The task
Reproduce each line of the listing exactly.
====== Dataset excerpt ======
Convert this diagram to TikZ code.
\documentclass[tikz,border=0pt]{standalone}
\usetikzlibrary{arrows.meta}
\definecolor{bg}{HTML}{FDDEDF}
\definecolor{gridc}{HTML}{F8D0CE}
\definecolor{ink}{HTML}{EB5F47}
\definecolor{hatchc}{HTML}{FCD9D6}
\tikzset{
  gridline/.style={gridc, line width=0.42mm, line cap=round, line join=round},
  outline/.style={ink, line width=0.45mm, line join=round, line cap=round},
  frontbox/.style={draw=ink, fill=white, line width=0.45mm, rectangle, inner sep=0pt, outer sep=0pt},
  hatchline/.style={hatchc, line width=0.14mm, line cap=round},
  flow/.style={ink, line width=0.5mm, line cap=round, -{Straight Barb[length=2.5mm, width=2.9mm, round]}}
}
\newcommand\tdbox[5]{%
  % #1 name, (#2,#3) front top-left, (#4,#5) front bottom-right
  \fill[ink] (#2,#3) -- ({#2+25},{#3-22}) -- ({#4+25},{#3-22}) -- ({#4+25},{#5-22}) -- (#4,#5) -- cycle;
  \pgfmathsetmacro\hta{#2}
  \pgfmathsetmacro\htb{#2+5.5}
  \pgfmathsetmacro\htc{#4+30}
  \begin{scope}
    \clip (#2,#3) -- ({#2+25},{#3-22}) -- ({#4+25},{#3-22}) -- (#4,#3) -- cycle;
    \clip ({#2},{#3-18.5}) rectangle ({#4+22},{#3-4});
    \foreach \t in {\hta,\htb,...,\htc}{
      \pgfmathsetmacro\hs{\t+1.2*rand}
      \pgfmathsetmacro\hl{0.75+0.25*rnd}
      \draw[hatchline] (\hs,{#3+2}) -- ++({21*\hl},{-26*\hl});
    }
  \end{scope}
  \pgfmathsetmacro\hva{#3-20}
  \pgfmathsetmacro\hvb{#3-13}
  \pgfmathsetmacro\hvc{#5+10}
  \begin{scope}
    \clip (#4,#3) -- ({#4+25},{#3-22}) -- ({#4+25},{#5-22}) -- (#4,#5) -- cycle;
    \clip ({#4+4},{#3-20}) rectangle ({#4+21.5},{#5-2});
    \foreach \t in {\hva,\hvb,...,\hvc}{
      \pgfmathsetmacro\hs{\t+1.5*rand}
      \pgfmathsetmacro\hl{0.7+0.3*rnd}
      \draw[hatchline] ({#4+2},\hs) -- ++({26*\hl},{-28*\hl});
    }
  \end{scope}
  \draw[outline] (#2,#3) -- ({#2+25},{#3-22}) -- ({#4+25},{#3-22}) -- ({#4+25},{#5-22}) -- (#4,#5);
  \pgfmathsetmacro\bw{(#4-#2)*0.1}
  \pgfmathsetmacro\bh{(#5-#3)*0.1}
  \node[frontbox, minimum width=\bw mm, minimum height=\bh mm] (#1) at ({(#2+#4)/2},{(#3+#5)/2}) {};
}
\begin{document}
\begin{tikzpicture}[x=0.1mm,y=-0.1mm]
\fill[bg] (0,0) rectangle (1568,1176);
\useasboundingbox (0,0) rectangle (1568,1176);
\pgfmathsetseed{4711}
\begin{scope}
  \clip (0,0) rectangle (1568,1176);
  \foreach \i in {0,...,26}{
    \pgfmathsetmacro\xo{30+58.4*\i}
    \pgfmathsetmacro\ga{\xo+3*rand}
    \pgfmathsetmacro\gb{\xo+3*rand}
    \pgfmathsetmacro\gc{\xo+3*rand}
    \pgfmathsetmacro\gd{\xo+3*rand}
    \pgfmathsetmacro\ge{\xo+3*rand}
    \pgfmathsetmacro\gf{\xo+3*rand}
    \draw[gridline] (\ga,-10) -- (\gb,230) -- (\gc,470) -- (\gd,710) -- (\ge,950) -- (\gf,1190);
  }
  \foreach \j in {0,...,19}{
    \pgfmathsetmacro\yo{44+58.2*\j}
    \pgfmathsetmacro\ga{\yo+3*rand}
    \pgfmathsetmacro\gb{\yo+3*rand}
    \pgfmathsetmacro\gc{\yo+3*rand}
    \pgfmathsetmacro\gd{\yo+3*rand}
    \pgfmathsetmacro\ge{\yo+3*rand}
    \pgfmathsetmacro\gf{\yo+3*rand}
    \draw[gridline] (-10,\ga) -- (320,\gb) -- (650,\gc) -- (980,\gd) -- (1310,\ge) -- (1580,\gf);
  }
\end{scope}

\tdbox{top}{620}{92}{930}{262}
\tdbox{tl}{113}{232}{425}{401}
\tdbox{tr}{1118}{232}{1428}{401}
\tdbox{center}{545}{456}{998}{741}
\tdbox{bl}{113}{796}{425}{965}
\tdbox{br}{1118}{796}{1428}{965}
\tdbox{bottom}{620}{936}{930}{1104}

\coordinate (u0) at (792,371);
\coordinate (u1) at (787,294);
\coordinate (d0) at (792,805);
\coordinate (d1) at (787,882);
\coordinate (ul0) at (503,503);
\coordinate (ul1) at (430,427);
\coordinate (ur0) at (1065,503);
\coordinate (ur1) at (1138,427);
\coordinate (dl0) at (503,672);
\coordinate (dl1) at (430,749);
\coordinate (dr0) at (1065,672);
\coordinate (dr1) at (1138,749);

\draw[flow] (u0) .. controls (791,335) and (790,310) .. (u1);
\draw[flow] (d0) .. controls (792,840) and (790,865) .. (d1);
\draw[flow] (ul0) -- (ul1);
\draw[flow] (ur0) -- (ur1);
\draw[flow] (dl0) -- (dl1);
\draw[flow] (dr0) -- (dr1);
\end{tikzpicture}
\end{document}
======
Task solution
Convert this diagram to TikZ code.
\documentclass[tikz,border=0pt]{standalone}
\usetikzlibrary{arrows.meta}
\definecolor{bg}{HTML}{FDDEDF}
\definecolor{gridc}{HTML}{F8D0CE}
\definecolor{ink}{HTML}{EB5F47}
\definecolor{hatchc}{HTML}{FCD9D6}
\tikzset{
  gridline/.style={gridc, line width=0.42mm, line cap=round, line join=round},
  outline/.style={ink, line width=0.45mm, line join=round, line cap=round},
  frontbox/.style={draw=ink, fill=white, line width=0.45mm, rectangle, inner sep=0pt, outer sep=0pt},
  hatchline/.style={hatchc, line width=0.14mm, line cap=round},
  flow/.style={ink, line width=0.5mm, line cap=round, -{Straight Barb[length=2.5mm, width=2.9mm, round]}}
}
\newcommand\tdbox[5]{%
  % #1 name, (#2,#3) front top-left, (#4,#5) front bottom-right
  \fill[ink] (#2,#3) -- ({#2+25},{#3-22}) -- ({#4+25},{#3-22}) -- ({#4+25},{#5-22}) -- (#4,#5) -- cycle;
  \pgfmathsetmacro\hta{#2}
  \pgfmathsetmacro\htb{#2+5.5}
  \pgfmathsetmacro\htc{#4+30}
  \begin{scope}
    \clip (#2,#3) -- ({#2+25},{#3-22}) -- ({#4+25},{#3-22}) -- (#4,#3) -- cycle;
    \clip ({#2},{#3-18.5}) rectangle ({#4+22},{#3-4});
    \foreach \t in {\hta,\htb,...,\htc}{
      \pgfmathsetmacro\hs{\t+1.2*rand}
      \pgfmathsetmacro\hl{0.75+0.25*rnd}
      \draw[hatchline] (\hs,{#3+2}) -- ++({21*\hl},{-26*\hl});
    }
  \end{scope}
  \pgfmathsetmacro\hva{#3-20}
  \pgfmathsetmacro\hvb{#3-13}
  \pgfmathsetmacro\hvc{#5+10}
  \begin{scope}
    \clip (#4,#3) -- ({#4+25},{#3-22}) -- ({#4+25},{#5-22}) -- (#4,#5) -- cycle;
    \clip ({#4+4},{#3-20}) rectangle ({#4+21.5},{#5-2});
    \foreach \t in {\hva,\hvb,...,\hvc}{
      \pgfmathsetmacro\hs{\t+1.5*rand}
      \pgfmathsetmacro\hl{0.7+0.3*rnd}
      \draw[hatchline] ({#4+2},\hs) -- ++({26*\hl},{-28*\hl});
    }
  \end{scope}
  \draw[outline] (#2,#3) -- ({#2+25},{#3-22}) -- ({#4+25},{#3-22}) -- ({#4+25},{#5-22}) -- (#4,#5);
  \pgfmathsetmacro\bw{(#4-#2)*0.1}
  \pgfmathsetmacro\bh{(#5-#3)*0.1}
  \node[frontbox, minimum width=\bw mm, minimum height=\bh mm] (#1) at ({(#2+#4)/2},{(#3+#5)/2}) {};
}
\begin{document}
\begin{tikzpicture}[x=0.1mm,y=-0.1mm]
\fill[bg] (0,0) rectangle (1568,1176);
\useasboundingbox (0,0) rectangle (1568,1176);
\pgfmathsetseed{4711}
\begin{scope}
  \clip (0,0) rectangle (1568,1176);
  \foreach \i in {0,...,26}{
    \pgfmathsetmacro\xo{30+58.4*\i}
    \pgfmathsetmacro\ga{\xo+3*rand}
    \pgfmathsetmacro\gb{\xo+3*rand}
    \pgfmathsetmacro\gc{\xo+3*rand}
    \pgfmathsetmacro\gd{\xo+3*rand}
    \pgfmathsetmacro\ge{\xo+3*rand}
    \pgfmathsetmacro\gf{\xo+3*rand}
    \draw[gridline] (\ga,-10) -- (\gb,230) -- (\gc,470) -- (\gd,710) -- (\ge,950) -- (\gf,1190);
  }
  \foreach \j in {0,...,19}{
    \pgfmathsetmacro\yo{44+58.2*\j}
    \pgfmathsetmacro\ga{\yo+3*rand}
    \pgfmathsetmacro\gb{\yo+3*rand}
    \pgfmathsetmacro\gc{\yo+3*rand}
    \pgfmathsetmacro\gd{\yo+3*rand}
    \pgfmathsetmacro\ge{\yo+3*rand}
    \pgfmathsetmacro\gf{\yo+3*rand}
    \draw[gridline] (-10,\ga) -- (320,\gb) -- (650,\gc) -- (980,\gd) -- (1310,\ge) -- (1580,\gf);
  }
\end{scope}

\tdbox{top}{620}{92}{930}{262}
\tdbox{tl}{113}{232}{425}{401}
\tdbox{tr}{1118}{232}{1428}{401}
\tdbox{center}{545}{456}{998}{741}
\tdbox{bl}{113}{796}{425}{965}
\tdbox{br}{1118}{796}{1428}{965}
\tdbox{bottom}{620}{936}{930}{1104}

\coordinate (u0) at (792,371);
\coordinate (u1) at (787,294);
\coordinate (d0) at (792,805);
\coordinate (d1) at (787,882);
\coordinate (ul0) at (503,503);
\coordinate (ul1) at (430,427);
\coordinate (ur0) at (1065,503);
\coordinate (ur1) at (1138,427);
\coordinate (dl0) at (503,672);
\coordinate (dl1) at (430,749);
\coordinate (dr0) at (1065,672);
\coordinate (dr1) at (1138,749);

\draw[flow] (u0) .. controls (791,335) and (790,310) .. (u1);
\draw[flow] (d0) .. controls (792,840) and (790,865) .. (d1);
\draw[flow] (ul0) -- (ul1);
\draw[flow] (ur0) -- (ur1);
\draw[flow] (dl0) -- (dl1);
\draw[flow] (dr0) -- (dr1);
\end{tikzpicture}
\end{document}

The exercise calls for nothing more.